Hakim leads the Supreme Council for the Islamic
Revolution in Iraq, one of the most powerful parties
in the ruling coalition. |

Iraqi Shiite leader
Abdel Aziz al-Hakim, the head of parliament's
largest bloc,
Photo:AFP |
"We support it strongly because it would keep
dictatorship from happening again -- all are
entitled to enjoy federalism," he said.
Sunni Arabs fear that they will lose out if the
Shiites are allowed broad autonomy in the oil-rich
south and the Kurds are allowed to extend their
existing autonomous region to incorporate the
northern oilfields around Kirkuk city.
The issue is to be debated in parliament on Sunday
with the first reading of a draft law presented by
the main Shiite bloc.
Sunnis have called for the debate to be delayed
while they press their own demands for amendments to
the constitution.
Shiite politicians insist a fully federal system
will not lead to Iraq breaking up, but rather take
some of the heat out of a bitter sectarian conflict
which has pushed the country to the brink of civil
war.
In Karbala, south of the capital, officials oversaw
the departure of the tens of thousands of pilgrims,
providing scores of trucks to transport them back to
homes around the country, Governor Aqil al-Khazali
said.
He added that the heavy security measures that
ensured a peaceful conclusion to the ceremony would
remain in place for now.
In contrast to the relative peace further south,
Baghdad saw a string of bomb attacks on Saturday
that claimed four lives, including two bystanders
killed in an early morning attack on a US patrol in
the center of the city.
A car bomber also attempted to ram his vehicle into
a police station in Waziriyah, killing one policemen
and wounding dozens.
A technician with the state-owned Sabah newspaper
was shot dead on his way to work in the capital.

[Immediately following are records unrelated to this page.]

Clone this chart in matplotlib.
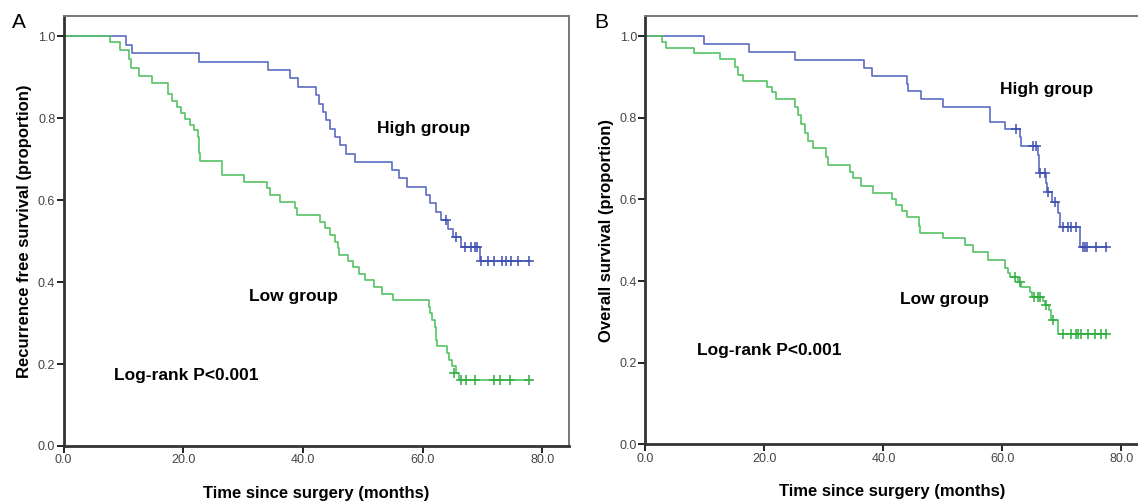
import matplotlib
matplotlib.use("Agg")
import matplotlib.pyplot as plt

plt.rcParams['font.family'] = ['Liberation Sans', 'DejaVu Sans']

# ---- Panel A: recurrence free survival ----
a_high_t = [0, 10.4, 11.5, 22.6, 34.2, 37.9, 39.1, 42.2, 42.7, 43.3, 43.9, 44.6, 45.4, 46.2,
            47.2, 48.7, 54.8, 56.1, 57.4, 60.6, 61.2, 62.2, 63.0, 64.3, 65.0, 66.4, 69.6]
a_high_s = [1.0, 0.979, 0.958, 0.937, 0.917, 0.897, 0.876, 0.856, 0.835, 0.815, 0.795, 0.774, 0.754,
            0.734, 0.713, 0.693, 0.673, 0.653, 0.633, 0.612, 0.592, 0.571, 0.551, 0.530, 0.511, 0.486, 0.452]
a_high_cens_t = [63.9, 65.6, 67.1, 68.0, 68.8, 69.1, 69.8, 70.9, 71.9, 73.2, 74.0, 74.7, 75.9, 77.8]
a_high_cens_s = [0.551, 0.511, 0.486, 0.486, 0.486, 0.486, 0.452, 0.452, 0.452, 0.452, 0.452, 0.452, 0.452, 0.452]

a_low_t = [0, 7.8, 9.5, 11.0, 11.3, 12.6, 14.7, 17.5, 18.1, 18.9, 19.7, 20.3, 21.2, 21.8, 22.4, 22.6,
           22.7, 22.8, 26.5, 30.1, 34.0, 34.5, 36.2, 38.6, 39.0, 42.9, 43.7, 44.5, 45.3, 45.9, 46.1,
           47.5, 48.4, 49.3, 50.3, 51.8, 53.2, 55.1, 61.0, 61.3, 61.6, 62.1, 62.2, 62.3, 62.4, 64.1,
           64.4, 64.9, 65.5, 66.0]
a_low_s = [1.0, 0.985, 0.967, 0.945, 0.922, 0.902, 0.886, 0.860, 0.841, 0.827, 0.812, 0.797, 0.784,
           0.770, 0.755, 0.735, 0.715, 0.695, 0.661, 0.645, 0.629, 0.612, 0.596, 0.580, 0.563, 0.547,
           0.531, 0.514, 0.498, 0.482, 0.467, 0.451, 0.436, 0.420, 0.404, 0.388, 0.372, 0.356, 0.340,
           0.324, 0.308, 0.291, 0.275, 0.259, 0.243, 0.227, 0.210, 0.194, 0.178, 0.161]
a_low_cens_t = [65.3, 66.4, 67.2, 68.7, 71.9, 72.9, 74.6, 77.8]
a_low_cens_s = [0.178, 0.161, 0.161, 0.161, 0.161, 0.161, 0.161, 0.161]

# ---- Panel B: overall survival ----
b_high_t = [0, 9.8, 17.4, 25.1, 36.7, 38.0, 44.0, 44.1, 46.4, 50.0, 57.9, 58.0, 60.4, 62.9, 63.2,
            66.0, 66.1, 66.2, 67.4, 67.5, 68.3, 69.4, 69.7, 73.0]
b_high_s = [1.0, 0.980, 0.961, 0.941, 0.922, 0.902, 0.884, 0.866, 0.847, 0.827, 0.808, 0.790, 0.772,
            0.752, 0.732, 0.710, 0.688, 0.664, 0.641, 0.619, 0.594, 0.566, 0.533, 0.484]
b_high_cens_t = [62.3, 65.2, 65.7, 66.3, 67.2, 67.7, 68.8, 70.2, 71.1, 71.6, 72.3, 73.5, 73.9, 74.3, 75.8, 77.5]
b_high_cens_s = [0.772, 0.732, 0.732, 0.664, 0.664, 0.619, 0.594, 0.533, 0.533, 0.533, 0.533,
                 0.484, 0.484, 0.484, 0.484, 0.484]

b_low_t = [0, 2.8, 3.5, 8.2, 12.5, 15.0, 15.6, 16.4, 20.5, 21.2, 22.0, 25.1, 25.7, 26.2, 26.8, 27.4,
           28.2, 30.4, 30.7, 34.4, 34.9, 36.3, 38.3, 41.4, 42.2, 43.1, 43.9, 45.9, 46.1, 50.1, 53.7,
           55.1, 57.6, 60.4, 61.0, 61.3, 62.7, 63.2, 64.6, 64.9, 66.8, 67.1, 67.9, 68.1, 69.3]
b_low_s = [1.0, 0.986, 0.972, 0.958, 0.944, 0.925, 0.905, 0.890, 0.876, 0.862, 0.847, 0.827, 0.807,
           0.786, 0.764, 0.743, 0.725, 0.703, 0.684, 0.668, 0.652, 0.633, 0.615, 0.600, 0.586, 0.572,
           0.556, 0.535, 0.519, 0.505, 0.488, 0.472, 0.452, 0.432, 0.420, 0.410, 0.398, 0.386, 0.374,
           0.362, 0.352, 0.341, 0.329, 0.305, 0.270]
b_low_cens_t = [62.1, 62.9, 65.4, 66.0, 66.4, 67.3, 68.5, 70.2, 71.6, 72.4, 72.7, 73.3, 74.4, 75.5, 76.6, 77.5]
b_low_cens_s = [0.410, 0.398, 0.362, 0.362, 0.362, 0.341, 0.305, 0.270, 0.270, 0.270, 0.270,
                0.270, 0.270, 0.270, 0.270, 0.270]

x_ticks = [0, 20, 40, 60, 80]
x_ticklabels = ['0.0', '20.0', '40.0', '60.0', '80.0']
y_ticks = [0, 0.2, 0.4, 0.6, 0.8, 1.0]
y_ticklabels = ['0.0', '0.2', '0.4', '0.6', '0.8', '1.0']

BLUE = '#5b6cc4'
BLUE_D = '#3d4fb0'
GREEN = '#55c463'
GREEN_D = '#2fae3f'


def km(ax, t, s, ct, cs, color, dark, t_end):
    tt = list(t) + [t_end]
    ss = list(s) + [s[-1]]
    ax.step(tt, ss, where='post', color=color, lw=1.2)
    ax.plot(ct, cs, linestyle='none', marker='+', ms=7, mew=1.1, color=dark)


def style(ax, xmax, ylabel, right_spine=True):
    ax.set_xlim(0, xmax)
    ax.set_ylim(0, 1.049)
    ax.set_xticks(x_ticks)
    ax.set_xticklabels(x_ticklabels)
    ax.set_yticks(y_ticks)
    ax.set_yticklabels(y_ticklabels)
    ax.tick_params(axis='both', labelsize=9, colors='#222222', labelcolor='#444444',
                   length=5, width=1.4, pad=1)
    for side in ['left', 'bottom']:
        ax.spines[side].set_color('#333333')
        ax.spines[side].set_linewidth(2.0)
    for side in ['top', 'right']:
        ax.spines[side].set_color('#777777')
        ax.spines[side].set_linewidth(1.4)
    if not right_spine:
        ax.spines['right'].set_visible(False)
    ax.set_xlabel('Time since surgery (months)', fontsize=12, fontweight='bold', labelpad=14)
    ax.set_ylabel(ylabel, fontsize=12, fontweight='bold', labelpad=4)


fig = plt.figure(figsize=(11.38, 5.01), dpi=100)

axA = fig.add_axes([0.0559, 0.1098, 0.4438, 0.858])
km(axA, a_high_t, a_high_s, a_high_cens_t, a_high_cens_s, BLUE, BLUE_D, 77.8)
km(axA, a_low_t, a_low_s, a_low_cens_t, a_low_cens_s, GREEN, GREEN_D, 77.8)
style(axA, 84.4, 'Recurrence free survival (proportion)')
axA.text(60.1, 0.776, 'High group', fontsize=12.5, fontweight='bold', ha='center', va='center')
axA.text(38.5, 0.366, 'Low group', fontsize=12.5, fontweight='bold', ha='center', va='center')
axA.text(20.5, 0.173, 'Log-rank P<0.001', fontsize=12.5, fontweight='bold', ha='center', va='center')

axB = fig.add_axes([0.5672, 0.1128, 0.4328, 0.855])
km(axB, b_high_t, b_high_s, b_high_cens_t, b_high_cens_s, BLUE, BLUE_D, 77.5)
km(axB, b_low_t, b_low_s, b_low_cens_t, b_low_cens_s, GREEN, GREEN_D, 77.5)
style(axB, 82.8, 'Overall survival (proportion)', right_spine=False)
axB.text(67.4, 0.870, 'High group', fontsize=12.5, fontweight='bold', ha='center', va='center')
axB.text(50.2, 0.354, 'Low group', fontsize=12.5, fontweight='bold', ha='center', va='center')
axB.text(20.8, 0.231, 'Log-rank P<0.001', fontsize=12.5, fontweight='bold', ha='center', va='center')

fig.text(12 / 1138, 1 - 22 / 501, 'A', fontsize=15, ha='left', va='center')
fig.text(594 / 1138, 1 - 22 / 501, 'B', fontsize=15, ha='left', va='center')

fig.savefig('out.png', dpi=100)
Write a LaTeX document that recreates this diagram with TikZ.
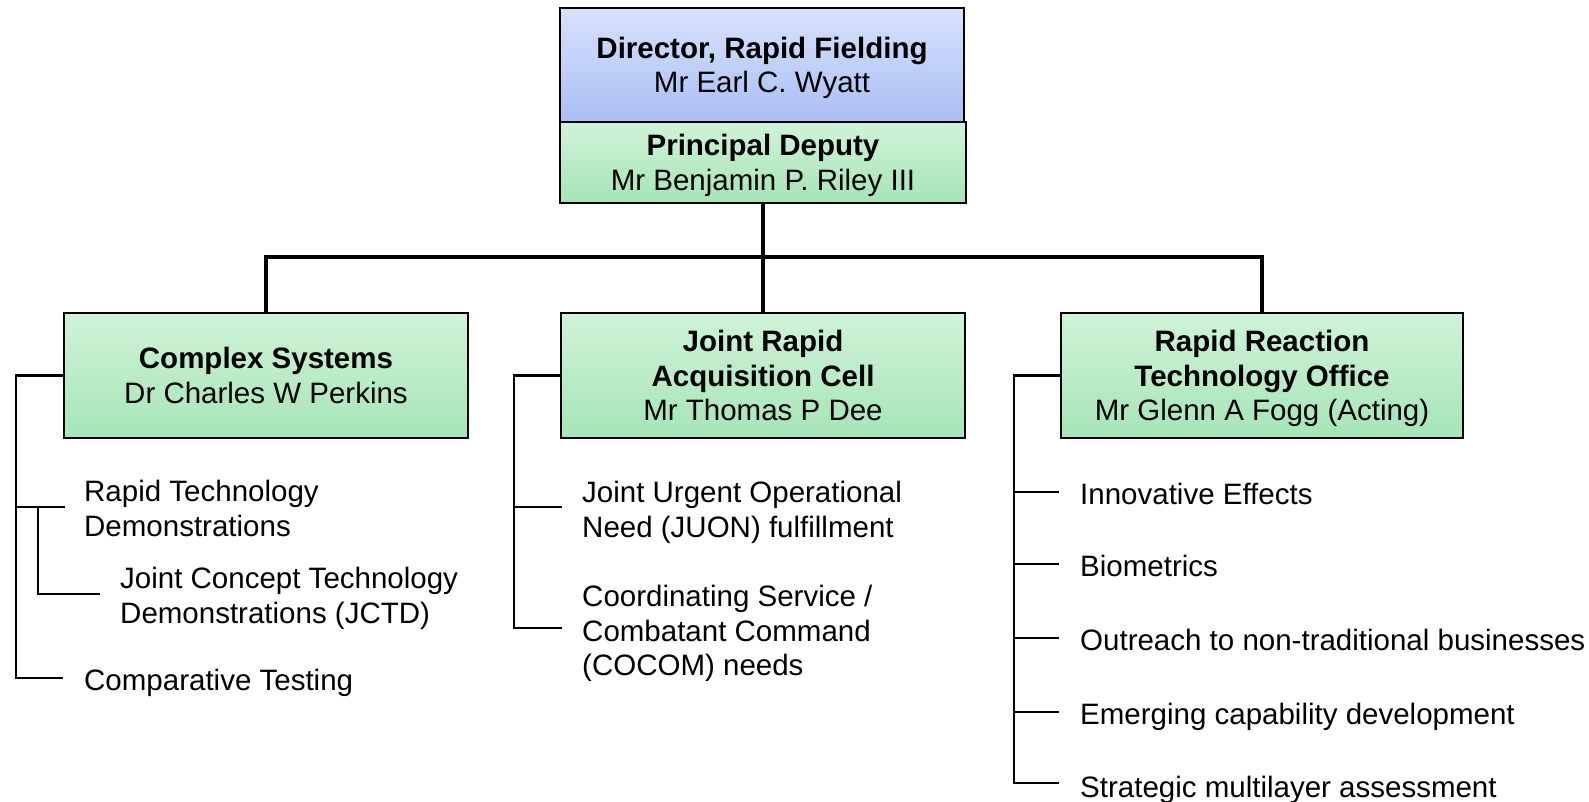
\documentclass[tikz,border=0pt]{standalone}
\usepackage{fontspec}
\setmainfont{Liberation Sans}
\definecolor{blueT}{RGB}{216,226,252}
\definecolor{blueB}{RGB}{168,190,244}
\definecolor{greenT}{RGB}{208,243,216}
\definecolor{greenB}{RGB}{165,229,183}
\begin{document}
\begin{tikzpicture}[x=1pt,y=-1pt,
  txt/.style={font=\fontsize{29.5}{34.5}\selectfont, text depth=0pt},
  box/.style={txt, draw=black, line width=2.5pt, align=center, inner sep=0pt,
    top color=greenT, bottom color=greenB},
  bluebox/.style={box, top color=blueT, bottom color=blueB},
  item/.style={txt, anchor=west, align=left, inner sep=0pt, yshift=-1.5pt},
  tree/.style={line width=4pt},
  br/.style={line width=2.5pt}]
\useasboundingbox (0,0) rectangle (1589,802);

% top boxes
\node[bluebox, minimum width=404pt, minimum height=114pt] (dir) at (762,65)
  {\textbf{Director, Rapid Fielding}\\Mr Earl C. Wyatt};

% tree connectors (drawn below the boxes)
\coordinate (depS) at (763,203);
\coordinate (jrN) at (763,313);
\draw[tree] (depS) -- (jrN);
\coordinate (csN) at (266,313);
\coordinate (rrN) at (1262,313);
\draw[tree] (csN) -- ++(0,-56) -| (rrN);

\node[box, minimum width=406pt, minimum height=81pt] (dep) at (763,162.5)
  {\textbf{Principal Deputy}\\Mr Benjamin P. Riley III};

\node[box, minimum width=404pt, minimum height=125pt] (cs) at (266,375.5)
  {\textbf{Complex Systems}\\Dr Charles W Perkins};
\node[box, minimum width=404pt, minimum height=125pt] (jr) at (763,375.5)
  {\textbf{Joint Rapid}\\\textbf{Acquisition Cell}\\Mr Thomas P Dee};
\node[box, minimum width=402pt, minimum height=125pt] (rr) at (1262,375.5)
  {\textbf{Rapid Reaction}\\\textbf{Technology Office}\\Mr Glenn A Fogg (Acting)};

% Complex Systems items
\coordinate (csB) at (16,678);
\coordinate (rtdE) at (65,507);
\coordinate (subT) at (38,507);
\coordinate (jctdE) at (100,594);
\coordinate (cmpE) at (63,678);
\draw[br] (cs.west) -| (csB) -- (cmpE);
\draw[br] (csB |- rtdE) -- (rtdE);
\draw[br] (subT) |- (jctdE);
\node[item] (rtd) at (84,507) {Rapid Technology\\Demonstrations};
\node[item] (jctd) at (120,594) {Joint Concept Technology\\Demonstrations (JCTD)};
\node[item] (cmp) at (84,678) {Comparative Testing};

% JRAC items
\coordinate (jrB) at (514,628);
\coordinate (juonE) at (562,507);
\coordinate (cocE) at (562,628);
\draw[br] (jr.west) -| (jrB) -- (cocE);
\draw[br] (jrB |- juonE) -- (juonE);
\node[item] (juon) at (582,508) {Joint Urgent Operational\\Need (JUON) fulfillment};
\node[item] (coc) at (582,629) {Coordinating Service /\\Combatant Command\\(COCOM) needs};

% RRTO items
\coordinate (rrB) at (1014,783);
\coordinate (ieE) at (1059,492);
\coordinate (bioE) at (1059,564);
\coordinate (outE) at (1059,638);
\coordinate (emE) at (1059,712);
\coordinate (smE) at (1059,783);
\draw[br] (rr.west) -| (rrB) -- (smE);
\draw[br] (rrB |- ieE) -- (ieE);
\draw[br] (rrB |- bioE) -- (bioE);
\draw[br] (rrB |- outE) -- (outE);
\draw[br] (rrB |- emE) -- (emE);
\node[item] (ie) at (1080,492) {Innovative Effects};
\node[item] (bio) at (1080,564) {Biometrics};
\node[item] (out) at (1080,638) {Outreach to non-traditional businesses};
\node[item] (em) at (1080,712) {Emerging capability development};
\node[item] (sm) at (1080,785) {Strategic multilayer assessment};
\end{tikzpicture}
\end{document}
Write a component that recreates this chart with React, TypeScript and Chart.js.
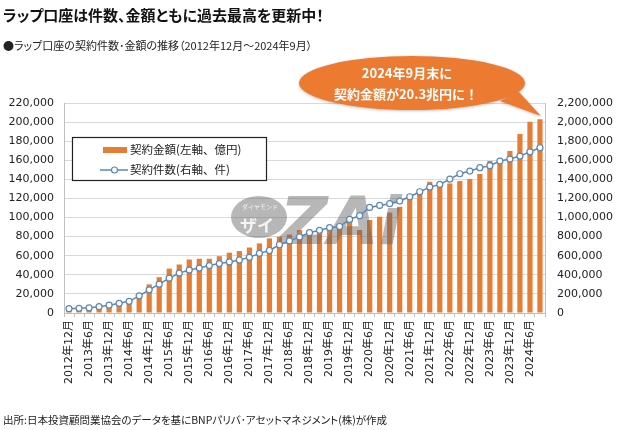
import { useEffect, useRef } from "react";
import { Chart, registerables } from "chart.js";

Chart.register(...registerables);

const categories = [
  "2012年12月",
  "2013年3月", "2013年6月", "2013年9月", "2013年12月",
  "2014年3月", "2014年6月", "2014年9月", "2014年12月",
  "2015年3月", "2015年6月", "2015年9月", "2015年12月",
  "2016年3月", "2016年6月", "2016年9月", "2016年12月",
  "2017年3月", "2017年6月", "2017年9月", "2017年12月",
  "2018年3月", "2018年6月", "2018年9月", "2018年12月",
  "2019年3月", "2019年6月", "2019年9月", "2019年12月",
  "2020年3月", "2020年6月", "2020年9月", "2020年12月",
  "2021年3月", "2021年6月", "2021年9月", "2021年12月",
  "2022年3月", "2022年6月", "2022年9月", "2022年12月",
  "2023年3月", "2023年6月", "2023年9月", "2023年12月",
  "2024年3月", "2024年6月", "2024年9月",
];

// 契約金額 (億円, 左軸)
const contractAmount = [
  2500,
  3000, 3300, 4500, 6500,
  9000, 13500, 19500, 30000,
  37500, 46500, 50800, 56000,
  56800, 56800, 59500, 63200,
  64900, 68600, 72900, 78200,
  79900, 82200, 86900, 85600,
  86500, 89700, 89400, 95600,
  86900, 97400, 100900, 105200,
  111300, 119000, 126000, 137500,
  132300, 135600, 138400, 140300,
  145500, 159200, 156500, 169600,
  187400, 200300, 203000,
];

// 契約件数 (件, 右軸)
const contractCount = [
  45000,
  49000, 54000, 66000, 82000,
  101000, 122000, 180000, 243000,
  302000, 365000, 418000, 450000,
  471000, 497000, 518000, 535000,
  555000, 583000, 625000, 655000,
  715000, 755000, 797000, 841000,
  866000, 894000, 906000, 980000,
  1020000, 1106000, 1127000, 1145000,
  1173000, 1218000, 1270000, 1319000,
  1347000, 1403000, 1459000, 1487000,
  1522000, 1543000, 1592000, 1613000,
  1644000, 1689000, 1731000,
];

const leftTicks = { min: 0, max: 220000, step: 20000 };
const rightTicks = { min: 0, max: 2200000, step: 200000 };

const legendLabels = ["契約金額(左軸、億円)", "契約件数(右軸、件)"];
const bubbleLines = ["2024年9月末に", "契約金額が20.3兆円に！"];

const BAR_COLOR = "#E67D34";
const LINE_COLOR = "#5B87B3";
const JP = '"Noto Sans CJK JP", "Noto Sans", sans-serif';
const NUM = '"DejaVu Sans", "Noto Sans CJK JP", sans-serif';

function drawWatermark(ctx: CanvasRenderingContext2D) {
  ctx.save();
  ctx.fillStyle = "rgba(95,95,95,0.45)";
  ctx.beginPath();
  ctx.ellipse(259, 217, 28, 21, 0, 0, Math.PI * 2);
  ctx.fill();
  ctx.font = 'bold italic 66px "DejaVu Sans", sans-serif';
  ctx.textBaseline = "alphabetic";
  ctx.textAlign = "left";
  ctx.fillText("ZAi", 280, 244);
  ctx.fillStyle = "rgba(255,255,255,0.85)";
  ctx.textAlign = "center";
  ctx.textBaseline = "middle";
  ctx.font = `6px ${JP}`;
  ctx.fillText("ダイヤモンド", 260, 207);
  ctx.font = `bold 17px ${JP}`;
  ctx.fillText("ザイ", 257, 226);
  ctx.restore();
}

function drawLegend(ctx: CanvasRenderingContext2D) {
  ctx.save();
  ctx.fillStyle = "#ffffff";
  ctx.fillRect(72, 137, 194, 43);
  ctx.strokeStyle = "#222222";
  ctx.lineWidth = 1.2;
  ctx.strokeRect(72.5, 137.5, 194, 43);
  ctx.fillStyle = BAR_COLOR;
  ctx.fillRect(103, 147, 24, 6);
  ctx.strokeStyle = LINE_COLOR;
  ctx.lineWidth = 1.5;
  ctx.beginPath();
  ctx.moveTo(100, 170);
  ctx.lineTo(128, 170);
  ctx.stroke();
  ctx.beginPath();
  ctx.arc(114.5, 170, 3, 0, Math.PI * 2);
  ctx.fillStyle = "#ffffff";
  ctx.fill();
  ctx.lineWidth = 1.2;
  ctx.stroke();
  ctx.fillStyle = "#222222";
  ctx.font = `11.5px ${JP}`;
  ctx.textAlign = "left";
  ctx.textBaseline = "middle";
  ctx.fillText(legendLabels[0], 130, 150);
  ctx.fillText(legendLabels[1], 130, 170);
  ctx.restore();
}

function drawBubble(ctx: CanvasRenderingContext2D) {
  ctx.save();
  ctx.shadowColor = "rgba(0,0,0,0.25)";
  ctx.shadowBlur = 3;
  ctx.shadowOffsetY = 1;
  ctx.fillStyle = "#EC7A31";
  ctx.beginPath();
  ctx.ellipse(412, 83, 113, 27, 0, 0, Math.PI * 2);
  ctx.moveTo(500, 101);
  ctx.lineTo(541, 116);
  ctx.lineTo(519, 92);
  ctx.closePath();
  ctx.fill();
  ctx.shadowColor = "transparent";
  ctx.fillStyle = "#ffffff";
  ctx.font = `bold 13px ${JP}`;
  ctx.textAlign = "center";
  ctx.textBaseline = "middle";
  ctx.fillText(bubbleLines[0], 407, 73);
  ctx.fillText(bubbleLines[1], 406, 94);
  ctx.restore();
}

const overlayPlugin = {
  id: "overlay",
  afterDatasetDraw(chart: any, args: any) {
    if (args.index === 0) drawWatermark(chart.ctx);
  },
  afterDraw(chart: any) {
    drawLegend(chart.ctx);
    drawBubble(chart.ctx);
  },
};

export default function App() {
  const ref = useRef<HTMLCanvasElement | null>(null);

  useEffect(() => {
    if (!ref.current) return;
    const chart = new Chart(ref.current, {
      type: "bar",
      data: {
        labels: categories,
        datasets: [
          {
            type: "bar",
            label: legendLabels[0],
            data: contractAmount,
            backgroundColor: BAR_COLOR,
            barPercentage: 0.52,
            categoryPercentage: 1,
            yAxisID: "y",
            order: 1,
          },
          {
            type: "line",
            label: legendLabels[1],
            data: contractCount,
            borderColor: LINE_COLOR,
            borderWidth: 1.5,
            pointRadius: 3,
            pointBorderWidth: 1.2,
            pointBackgroundColor: "#ffffff",
            pointBorderColor: LINE_COLOR,
            tension: 0,
            yAxisID: "y1",
            order: 0,
          },
        ] as any,
      },
      options: {
        animation: false,
        responsive: false,
        layout: { padding: { top: 103, left: 0, right: 0, bottom: 0 } },
        plugins: {
          legend: { display: false },
          title: { display: false },
          tooltip: { enabled: false },
        },
        scales: {
          x: {
            grid: {
              offset: true,
              drawOnChartArea: false,
              drawTicks: true,
              tickLength: 4,
              color: "#bfbfbf",
            },
            border: { color: "#bfbfbf" },
            ticks: {
              autoSkip: false,
              maxRotation: 90,
              minRotation: 90,
              padding: 3,
              color: "#222222",
              font: { family: NUM, size: 11 },
              callback: (_v: any, i: number) => (i % 2 === 0 ? categories[i] : ""),
            },
            afterFit: (s: any) => {
              s.height = 117;
            },
          },
          y: {
            position: "left",
            min: leftTicks.min,
            max: leftTicks.max,
            grid: { color: "#d9d9d9", drawTicks: false },
            border: { color: "#bfbfbf" },
            ticks: {
              stepSize: leftTicks.step,
              padding: 10,
              color: "#222222",
              font: { family: NUM, size: 11 },
              callback: (v: any) => Number(v).toLocaleString("en-US"),
            },
            afterFit: (s: any) => {
              s.width = 64;
            },
          },
          y1: {
            position: "right",
            min: rightTicks.min,
            max: rightTicks.max,
            grid: { drawOnChartArea: false, drawTicks: false },
            border: { color: "#bfbfbf" },
            ticks: {
              stepSize: rightTicks.step,
              padding: 12,
              color: "#222222",
              font: { family: NUM, size: 11 },
              callback: (v: any) => Number(v).toLocaleString("en-US"),
            },
            afterFit: (s: any) => {
              s.width = 75;
            },
          },
        },
      } as any,
      plugins: [overlayPlugin],
    });
    return () => chart.destroy();
  }, []);

  const textBase: any = {
    position: "absolute",
    left: 3,
    fontFamily: JP,
    fontFeatureSettings: '"palt"',
    whiteSpace: "nowrap",
    margin: 0,
  };

  return (
    <div
      style={{
        position: "absolute",
        left: 0,
        top: 0,
        width: 620,
        height: 430,
        background: "#ffffff",
        overflow: "hidden",
      }}
    >
      <canvas
        ref={ref}
        width={620}
        height={430}
        style={{ position: "absolute", left: 0, top: 0, width: 620, height: 430 }}
      />
      <div
        style={{
          ...textBase,
          top: 5,
          fontSize: 15,
          lineHeight: "20px",
          fontWeight: 700,
          color: "#111111",
        }}
      >
        ラップ口座は件数、金額ともに過去最高を更新中！
      </div>
      <div
        style={{
          ...textBase,
          top: 37,
          fontSize: 11,
          lineHeight: "16px",
          color: "#222222",
        }}
      >
        ●ラップ口座の契約件数･金額の推移（2012年12月～2024年9月）
      </div>
      <div
        style={{
          ...textBase,
          top: 412,
          fontSize: 10.5,
          lineHeight: "16px",
          color: "#222222",
        }}
      >
        出所:日本投資顧問業協会のデータを基にBNPパリバ･アセットマネジメント(株)が作成
      </div>
    </div>
  );
}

Three US soldiers were wounded in a bomb attack in
east Baghdad's Jadida neighborhood.
In the northern oil Kurdish city of Kirkuk, twin
blasts killed four people and wounded 16.
The bombers detonated the second device as a police
patrol arrived on the scene of the first blast,
killing one officer and wounding two, said
Lieutenant Colonel Akram Abdullah of Kirkuk police.
In ousted president Saddam Hussein's hometown of
Tikrit, one civilian was shot dead, police said.
South of Baghdad, authorities discovered the bodies
of five people who had been shot dead, four of them
in the town of Suwayrah, which has become a common
dumping ground for victims of sectarian killings.